Day 4 Performance Programming: designed to teach students to think about and explore factors that affect the performance of their code. Relevant factors include compiler, operating system, hardware architecture, and the interplay between them. Emphasis will again be on the general principles of performance measurement, not the specific packages being used. Includes familiarisation with basic serial debugging and profiling tools.
Day 5 Parallel Architectures: Shared-memory and distributed-memory HPC architectures and programming models and algorithms; basic parallel performance measurement and Amdahl's law. Introduce the concept of communicating parallel processes: synchronous/asynchronous; blocking/ non-blocking. Introduce basic concepts regarding data dependencies and data sharing between threads and processes using pseudocode exercises and thought experiments, not real coding.
Day 6-7 Shared Variables Parallelism: OpenMP model, initialisation, parallel regions and parallel loops; shared and private data; loop scheduling and synchronisation. By the end, students should be able to modify and run example programs on a multi-core system, and understand the performance characteristics of different loop scheduling options.

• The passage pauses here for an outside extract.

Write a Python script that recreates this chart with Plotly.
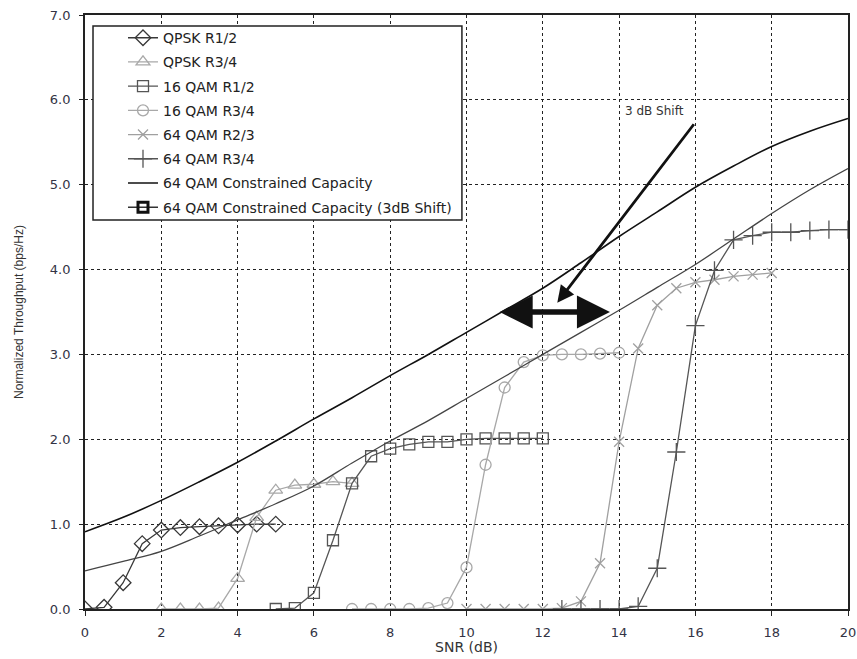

Day 8-9 Message Passing Parallelism: MPI basics, point-to-point, synchronous and asynchronous modes; non-blocking forms and collective communications; data types. The course will illustrate how standard communications patterns can be implemented in MPI and used to parallelise simple array-based computations. By the end, students should be able to modify and run an example program on a distributed-memory system and understand its basic performance characteristics.
Day 10
Practical Parallel Programming: The final day will be used as an opportunity to review the material from the entire course, compare and contrast different programming approaches and place the course in the wider context of computational science as a research discipline. We will also outline other important areas in parallel software design and development that are beyond the scope of this initial academy. The day will include: comparison of parallel models and their suitability for different architectures; basics of parallel program design; use of packages and libraries; the HPC ecosystem in the UK, Europe and worldwide.